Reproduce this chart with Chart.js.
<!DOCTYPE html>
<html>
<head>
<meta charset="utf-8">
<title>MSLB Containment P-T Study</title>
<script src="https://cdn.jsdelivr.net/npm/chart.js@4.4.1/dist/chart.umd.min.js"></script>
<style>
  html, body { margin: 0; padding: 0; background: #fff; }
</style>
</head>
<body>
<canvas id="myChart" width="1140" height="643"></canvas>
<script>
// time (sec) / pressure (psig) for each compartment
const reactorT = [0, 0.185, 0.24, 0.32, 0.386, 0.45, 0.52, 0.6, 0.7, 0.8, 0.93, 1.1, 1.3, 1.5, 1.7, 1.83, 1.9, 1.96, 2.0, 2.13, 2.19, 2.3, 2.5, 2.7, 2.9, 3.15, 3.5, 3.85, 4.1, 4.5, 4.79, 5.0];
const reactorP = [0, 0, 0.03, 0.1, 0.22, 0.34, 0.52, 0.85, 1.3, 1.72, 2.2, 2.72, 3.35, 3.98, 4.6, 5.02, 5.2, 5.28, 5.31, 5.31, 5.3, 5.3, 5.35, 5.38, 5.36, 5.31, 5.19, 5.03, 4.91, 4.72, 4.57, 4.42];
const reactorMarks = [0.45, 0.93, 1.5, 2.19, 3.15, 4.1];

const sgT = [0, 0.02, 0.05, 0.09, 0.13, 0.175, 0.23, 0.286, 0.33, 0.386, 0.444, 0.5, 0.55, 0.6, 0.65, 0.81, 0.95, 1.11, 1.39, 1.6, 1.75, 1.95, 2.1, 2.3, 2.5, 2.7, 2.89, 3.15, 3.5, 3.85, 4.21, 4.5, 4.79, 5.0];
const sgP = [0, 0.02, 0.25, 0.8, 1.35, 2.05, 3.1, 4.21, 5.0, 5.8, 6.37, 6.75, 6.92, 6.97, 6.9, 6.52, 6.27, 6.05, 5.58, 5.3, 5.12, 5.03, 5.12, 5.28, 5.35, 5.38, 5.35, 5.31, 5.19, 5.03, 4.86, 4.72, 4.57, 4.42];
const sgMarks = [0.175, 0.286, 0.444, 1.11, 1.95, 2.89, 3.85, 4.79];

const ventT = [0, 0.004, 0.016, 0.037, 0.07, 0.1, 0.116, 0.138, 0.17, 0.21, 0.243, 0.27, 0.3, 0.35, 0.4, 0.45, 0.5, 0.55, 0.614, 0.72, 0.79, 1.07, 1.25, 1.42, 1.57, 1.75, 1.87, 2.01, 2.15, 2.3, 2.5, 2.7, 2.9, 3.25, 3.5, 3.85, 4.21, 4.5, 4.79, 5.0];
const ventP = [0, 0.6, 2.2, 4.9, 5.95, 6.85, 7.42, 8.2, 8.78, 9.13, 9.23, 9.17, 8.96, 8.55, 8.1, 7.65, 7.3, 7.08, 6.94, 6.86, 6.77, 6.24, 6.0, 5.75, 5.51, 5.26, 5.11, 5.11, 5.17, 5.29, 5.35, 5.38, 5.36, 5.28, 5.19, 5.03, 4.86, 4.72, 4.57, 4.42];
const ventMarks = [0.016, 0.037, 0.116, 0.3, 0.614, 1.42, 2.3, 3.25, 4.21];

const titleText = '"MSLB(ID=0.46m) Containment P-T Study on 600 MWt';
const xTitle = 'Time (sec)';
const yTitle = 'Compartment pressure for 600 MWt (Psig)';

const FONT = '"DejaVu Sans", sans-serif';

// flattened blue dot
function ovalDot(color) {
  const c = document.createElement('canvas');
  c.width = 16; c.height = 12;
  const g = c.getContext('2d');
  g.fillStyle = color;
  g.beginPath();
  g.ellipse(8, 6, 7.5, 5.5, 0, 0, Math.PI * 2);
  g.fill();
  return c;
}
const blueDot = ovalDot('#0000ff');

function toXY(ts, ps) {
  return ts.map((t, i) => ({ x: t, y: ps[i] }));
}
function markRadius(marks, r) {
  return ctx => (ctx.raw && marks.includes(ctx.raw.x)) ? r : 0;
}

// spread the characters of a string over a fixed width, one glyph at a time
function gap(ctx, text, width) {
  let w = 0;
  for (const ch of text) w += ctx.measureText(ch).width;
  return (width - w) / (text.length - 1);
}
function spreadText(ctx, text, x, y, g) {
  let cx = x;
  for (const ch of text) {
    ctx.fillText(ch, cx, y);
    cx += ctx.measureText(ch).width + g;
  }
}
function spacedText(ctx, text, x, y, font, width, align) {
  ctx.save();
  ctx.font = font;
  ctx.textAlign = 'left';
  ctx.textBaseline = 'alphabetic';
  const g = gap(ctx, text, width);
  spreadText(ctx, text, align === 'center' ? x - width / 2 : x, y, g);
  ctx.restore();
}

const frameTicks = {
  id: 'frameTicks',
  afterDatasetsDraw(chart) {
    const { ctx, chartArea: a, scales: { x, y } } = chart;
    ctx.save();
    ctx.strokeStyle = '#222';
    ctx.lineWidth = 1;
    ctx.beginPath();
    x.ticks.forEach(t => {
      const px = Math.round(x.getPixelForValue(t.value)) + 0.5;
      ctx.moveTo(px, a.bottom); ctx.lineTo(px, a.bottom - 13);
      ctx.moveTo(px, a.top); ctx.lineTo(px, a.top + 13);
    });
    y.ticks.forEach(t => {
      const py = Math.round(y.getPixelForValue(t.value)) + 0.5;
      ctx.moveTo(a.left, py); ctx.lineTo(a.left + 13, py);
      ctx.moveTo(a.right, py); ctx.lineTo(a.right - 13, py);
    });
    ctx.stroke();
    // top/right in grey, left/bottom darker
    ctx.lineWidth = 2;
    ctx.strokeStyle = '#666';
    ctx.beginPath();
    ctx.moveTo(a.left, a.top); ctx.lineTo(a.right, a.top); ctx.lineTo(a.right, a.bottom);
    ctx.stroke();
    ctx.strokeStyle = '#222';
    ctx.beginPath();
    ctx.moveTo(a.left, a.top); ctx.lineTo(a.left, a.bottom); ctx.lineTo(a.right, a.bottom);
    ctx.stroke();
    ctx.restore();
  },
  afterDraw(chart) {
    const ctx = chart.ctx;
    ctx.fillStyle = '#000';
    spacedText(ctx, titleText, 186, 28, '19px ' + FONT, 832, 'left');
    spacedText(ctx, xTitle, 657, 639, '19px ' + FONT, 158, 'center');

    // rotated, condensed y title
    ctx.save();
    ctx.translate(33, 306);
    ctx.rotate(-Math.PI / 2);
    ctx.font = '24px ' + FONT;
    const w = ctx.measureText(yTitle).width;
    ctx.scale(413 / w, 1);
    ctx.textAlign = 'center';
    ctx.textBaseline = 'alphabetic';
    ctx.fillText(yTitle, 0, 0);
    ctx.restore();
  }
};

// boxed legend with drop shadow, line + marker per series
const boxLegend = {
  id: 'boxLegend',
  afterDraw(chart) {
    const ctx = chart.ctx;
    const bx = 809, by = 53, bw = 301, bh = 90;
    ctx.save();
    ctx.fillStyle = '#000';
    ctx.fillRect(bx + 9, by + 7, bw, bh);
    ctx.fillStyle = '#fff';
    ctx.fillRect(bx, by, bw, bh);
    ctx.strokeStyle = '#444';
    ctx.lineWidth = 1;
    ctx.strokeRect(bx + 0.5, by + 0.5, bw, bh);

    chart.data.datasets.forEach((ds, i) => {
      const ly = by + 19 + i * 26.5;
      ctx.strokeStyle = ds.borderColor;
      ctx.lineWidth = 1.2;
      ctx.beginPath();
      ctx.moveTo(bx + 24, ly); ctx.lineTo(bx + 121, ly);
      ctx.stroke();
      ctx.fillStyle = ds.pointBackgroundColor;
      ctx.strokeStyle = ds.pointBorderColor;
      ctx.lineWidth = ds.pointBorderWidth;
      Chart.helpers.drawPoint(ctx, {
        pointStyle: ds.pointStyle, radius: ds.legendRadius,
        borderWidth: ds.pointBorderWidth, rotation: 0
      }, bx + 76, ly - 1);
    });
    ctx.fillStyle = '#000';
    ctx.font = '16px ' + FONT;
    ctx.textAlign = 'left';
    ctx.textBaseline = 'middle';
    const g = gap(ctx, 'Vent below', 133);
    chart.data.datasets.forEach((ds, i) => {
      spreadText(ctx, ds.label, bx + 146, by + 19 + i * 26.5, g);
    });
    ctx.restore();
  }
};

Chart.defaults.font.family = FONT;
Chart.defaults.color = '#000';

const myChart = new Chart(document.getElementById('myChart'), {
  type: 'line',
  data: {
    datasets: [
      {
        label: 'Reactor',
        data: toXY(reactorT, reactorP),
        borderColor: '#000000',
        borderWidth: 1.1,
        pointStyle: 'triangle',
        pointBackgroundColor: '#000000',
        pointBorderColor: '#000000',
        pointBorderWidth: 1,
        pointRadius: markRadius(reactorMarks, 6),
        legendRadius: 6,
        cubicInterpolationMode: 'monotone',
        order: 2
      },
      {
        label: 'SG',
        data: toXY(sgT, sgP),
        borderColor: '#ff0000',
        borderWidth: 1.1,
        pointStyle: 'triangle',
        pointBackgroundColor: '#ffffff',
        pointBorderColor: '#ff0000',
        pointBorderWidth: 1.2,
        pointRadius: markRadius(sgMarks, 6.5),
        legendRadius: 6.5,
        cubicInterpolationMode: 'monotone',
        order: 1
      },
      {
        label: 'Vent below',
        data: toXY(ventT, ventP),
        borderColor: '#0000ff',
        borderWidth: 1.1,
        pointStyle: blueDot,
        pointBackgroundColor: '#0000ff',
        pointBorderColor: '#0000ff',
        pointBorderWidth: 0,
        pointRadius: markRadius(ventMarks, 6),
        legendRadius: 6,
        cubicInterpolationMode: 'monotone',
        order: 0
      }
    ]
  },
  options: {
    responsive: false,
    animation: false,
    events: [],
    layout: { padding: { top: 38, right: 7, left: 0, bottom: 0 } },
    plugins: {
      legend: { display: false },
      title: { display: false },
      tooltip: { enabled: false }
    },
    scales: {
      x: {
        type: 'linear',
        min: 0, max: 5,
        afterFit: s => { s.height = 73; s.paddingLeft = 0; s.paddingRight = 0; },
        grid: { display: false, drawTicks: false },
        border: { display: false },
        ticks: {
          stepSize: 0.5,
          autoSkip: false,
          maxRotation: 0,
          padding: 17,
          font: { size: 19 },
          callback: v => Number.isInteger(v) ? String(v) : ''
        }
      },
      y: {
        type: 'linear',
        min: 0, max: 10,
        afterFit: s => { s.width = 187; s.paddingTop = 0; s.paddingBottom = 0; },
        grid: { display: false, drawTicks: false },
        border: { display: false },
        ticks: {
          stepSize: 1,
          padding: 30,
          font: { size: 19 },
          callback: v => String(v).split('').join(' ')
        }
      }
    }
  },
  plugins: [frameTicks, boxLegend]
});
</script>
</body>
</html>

☆ ☆ ☆ ☆

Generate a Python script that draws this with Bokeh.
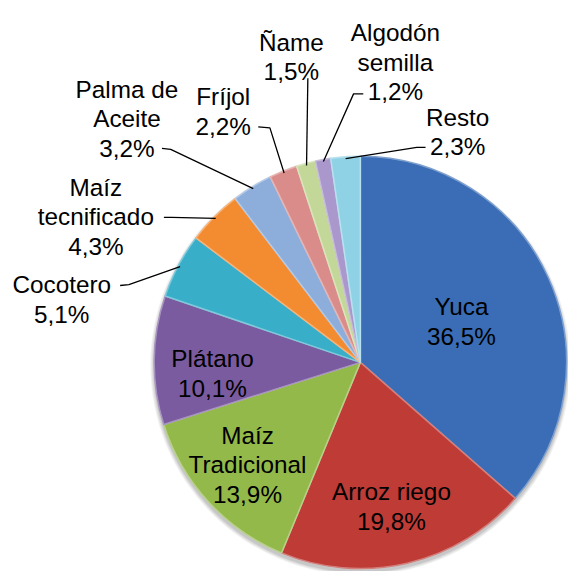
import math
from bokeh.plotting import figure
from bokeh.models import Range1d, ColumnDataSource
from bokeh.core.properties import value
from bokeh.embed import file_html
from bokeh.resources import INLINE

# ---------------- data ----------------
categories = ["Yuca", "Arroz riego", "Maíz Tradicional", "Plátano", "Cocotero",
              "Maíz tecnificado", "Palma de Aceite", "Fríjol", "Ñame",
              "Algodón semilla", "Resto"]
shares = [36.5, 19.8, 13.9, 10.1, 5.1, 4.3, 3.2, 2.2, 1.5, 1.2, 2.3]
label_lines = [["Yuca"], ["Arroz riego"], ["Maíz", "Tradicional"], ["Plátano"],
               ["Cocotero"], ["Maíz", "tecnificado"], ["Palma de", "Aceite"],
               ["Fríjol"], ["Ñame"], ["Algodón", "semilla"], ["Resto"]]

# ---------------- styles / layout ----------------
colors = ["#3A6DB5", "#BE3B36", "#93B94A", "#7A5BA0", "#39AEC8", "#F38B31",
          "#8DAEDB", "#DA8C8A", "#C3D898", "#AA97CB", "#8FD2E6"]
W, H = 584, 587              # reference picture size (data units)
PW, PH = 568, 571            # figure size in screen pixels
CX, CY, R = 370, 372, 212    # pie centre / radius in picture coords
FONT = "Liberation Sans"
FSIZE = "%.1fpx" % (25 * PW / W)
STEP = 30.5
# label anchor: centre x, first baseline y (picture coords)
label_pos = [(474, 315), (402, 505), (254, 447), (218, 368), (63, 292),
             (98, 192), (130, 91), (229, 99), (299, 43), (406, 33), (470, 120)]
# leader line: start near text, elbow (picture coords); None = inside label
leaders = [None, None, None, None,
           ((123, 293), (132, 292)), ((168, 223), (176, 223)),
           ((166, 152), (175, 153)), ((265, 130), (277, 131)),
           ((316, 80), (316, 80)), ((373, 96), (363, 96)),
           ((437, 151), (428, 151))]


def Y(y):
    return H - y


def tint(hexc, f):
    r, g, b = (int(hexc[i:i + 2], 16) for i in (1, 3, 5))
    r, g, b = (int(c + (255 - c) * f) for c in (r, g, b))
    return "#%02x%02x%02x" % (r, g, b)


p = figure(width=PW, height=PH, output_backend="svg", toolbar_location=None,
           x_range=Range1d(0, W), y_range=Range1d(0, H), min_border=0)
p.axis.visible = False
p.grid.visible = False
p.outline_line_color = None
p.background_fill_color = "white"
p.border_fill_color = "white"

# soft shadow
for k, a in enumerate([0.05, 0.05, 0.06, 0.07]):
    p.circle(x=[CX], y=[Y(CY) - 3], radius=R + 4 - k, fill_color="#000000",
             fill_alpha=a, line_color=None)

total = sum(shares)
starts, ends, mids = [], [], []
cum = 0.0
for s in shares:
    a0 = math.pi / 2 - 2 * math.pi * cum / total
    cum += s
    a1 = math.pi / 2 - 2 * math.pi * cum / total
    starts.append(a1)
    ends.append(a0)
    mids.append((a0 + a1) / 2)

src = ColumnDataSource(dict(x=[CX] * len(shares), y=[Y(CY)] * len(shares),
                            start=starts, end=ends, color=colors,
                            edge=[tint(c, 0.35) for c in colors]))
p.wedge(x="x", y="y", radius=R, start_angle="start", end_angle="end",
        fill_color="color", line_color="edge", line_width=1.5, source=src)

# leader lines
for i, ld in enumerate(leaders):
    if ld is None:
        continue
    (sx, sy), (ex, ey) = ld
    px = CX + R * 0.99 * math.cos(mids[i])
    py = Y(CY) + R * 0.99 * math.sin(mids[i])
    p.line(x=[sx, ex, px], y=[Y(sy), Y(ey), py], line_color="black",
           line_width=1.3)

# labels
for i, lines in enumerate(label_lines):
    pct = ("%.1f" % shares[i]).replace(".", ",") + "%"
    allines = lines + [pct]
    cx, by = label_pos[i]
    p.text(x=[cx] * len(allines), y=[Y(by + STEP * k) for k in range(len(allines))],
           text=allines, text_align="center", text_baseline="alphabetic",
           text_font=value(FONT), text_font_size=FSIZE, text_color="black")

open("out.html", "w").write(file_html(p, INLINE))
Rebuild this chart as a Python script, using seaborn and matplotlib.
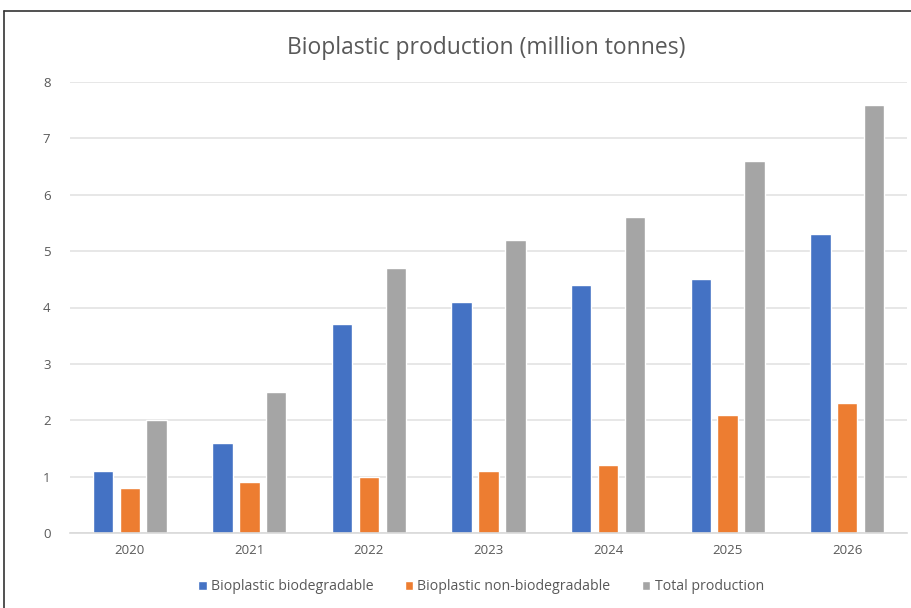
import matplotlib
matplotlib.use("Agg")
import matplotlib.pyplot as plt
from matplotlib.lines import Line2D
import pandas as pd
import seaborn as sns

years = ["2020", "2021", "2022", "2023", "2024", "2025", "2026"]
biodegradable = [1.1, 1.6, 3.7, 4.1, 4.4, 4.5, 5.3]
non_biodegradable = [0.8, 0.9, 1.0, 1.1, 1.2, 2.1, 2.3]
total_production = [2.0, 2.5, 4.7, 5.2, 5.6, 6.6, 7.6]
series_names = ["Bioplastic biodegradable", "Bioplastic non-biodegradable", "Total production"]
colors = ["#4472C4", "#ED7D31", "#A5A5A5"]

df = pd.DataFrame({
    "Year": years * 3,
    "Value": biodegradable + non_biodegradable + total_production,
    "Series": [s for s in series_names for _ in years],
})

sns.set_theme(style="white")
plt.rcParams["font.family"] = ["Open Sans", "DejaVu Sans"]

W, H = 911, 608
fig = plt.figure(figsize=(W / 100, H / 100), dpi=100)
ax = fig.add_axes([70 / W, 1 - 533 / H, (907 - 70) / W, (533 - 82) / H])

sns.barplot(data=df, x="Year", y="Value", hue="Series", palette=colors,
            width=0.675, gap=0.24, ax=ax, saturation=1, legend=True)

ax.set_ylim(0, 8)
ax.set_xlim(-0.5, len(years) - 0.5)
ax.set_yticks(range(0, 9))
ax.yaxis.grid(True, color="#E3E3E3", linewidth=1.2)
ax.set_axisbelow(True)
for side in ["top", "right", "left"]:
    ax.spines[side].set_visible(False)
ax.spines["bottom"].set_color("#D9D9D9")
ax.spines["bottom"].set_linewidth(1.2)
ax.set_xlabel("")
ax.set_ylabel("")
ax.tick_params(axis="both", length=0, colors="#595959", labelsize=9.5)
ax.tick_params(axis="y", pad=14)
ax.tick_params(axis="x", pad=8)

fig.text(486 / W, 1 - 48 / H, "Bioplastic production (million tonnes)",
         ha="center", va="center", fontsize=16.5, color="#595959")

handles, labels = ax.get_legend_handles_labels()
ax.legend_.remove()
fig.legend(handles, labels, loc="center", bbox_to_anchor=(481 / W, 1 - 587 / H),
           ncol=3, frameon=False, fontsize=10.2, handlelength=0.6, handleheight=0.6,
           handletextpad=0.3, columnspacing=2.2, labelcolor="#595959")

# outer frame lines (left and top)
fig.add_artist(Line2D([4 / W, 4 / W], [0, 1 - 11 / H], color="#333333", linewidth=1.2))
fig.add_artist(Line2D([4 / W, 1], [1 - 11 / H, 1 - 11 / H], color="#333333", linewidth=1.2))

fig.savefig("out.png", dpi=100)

☆ ☆ ☆ ☆

Challenge
Only the lines from the one with "Rebuild this chart" through the one with "import seaborn as sns" belong in your copy; retype them exactly and drop any pictures.

Solution
Rebuild this chart as a Python script, using seaborn and matplotlib.
import matplotlib
matplotlib.use("Agg")
import matplotlib.pyplot as plt
from matplotlib.lines import Line2D
import pandas as pd
import seaborn as sns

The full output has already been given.